How to work around PERSISTENT_COMMAND_TIMEOUT

Hi there,

Every ansible network command has a PERSISTENT_COMMAND_TIMEOUT which “controls the amount of time to wait for response from remote device before timing out persistent connection”.

Actually, when using the net_get module with a very large file, the command times out during the transfer, even though both sides are still exchanging SCP messages, meaning the transfer is still underway & active.

Shouldn’t it time out only when there is no more communication between both nodes for the PERSISTENT_COMMAND_TIMEOUT period of time?

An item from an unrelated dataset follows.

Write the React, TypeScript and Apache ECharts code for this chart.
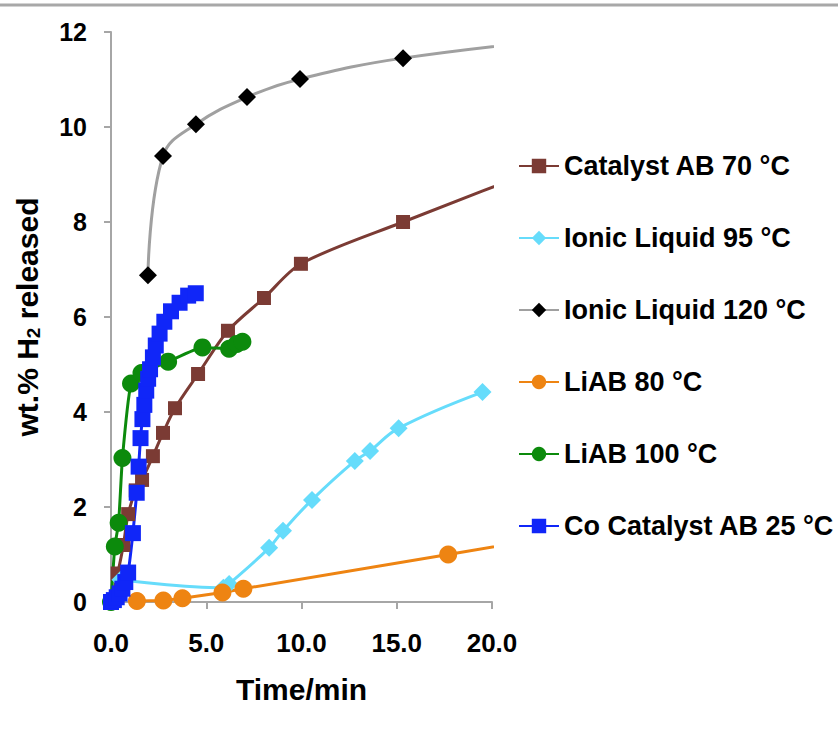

  • Either we are supposed to guess how long each transfer is going to last, depending on the size of the file, the network load, the CPU load on both sides & in between and so on and adjust PERSISTENT_COMMAND_TIMEOUT accordingly

  • or there is way to avoid the command to timeout during the transfer, while still timing out when the target does not answer anymore after some time

Any suggestion?

I have just found a mini workaround with ansible_command_timeout which can be used per command (instead of modifying the global PERSISTENT_COMMAND_TIMEOUT for all commands):
`
vars:
ansible_connection: network_cli
ansible_network_os: nxos
ansible_password: “{{ connections.ssh.password }}”
ansible_user: “{{ connections.ssh.username }}”
ansible_command_timeout: “{{ firmware.transfer_timeout }}”
net_get:

`

However, if there is a real issue during the transfer so that the target does not answer any more, we have to wait until ansible_command_timeout times out before moving on, although the transfer issue may have happened at the beginning of the transfer.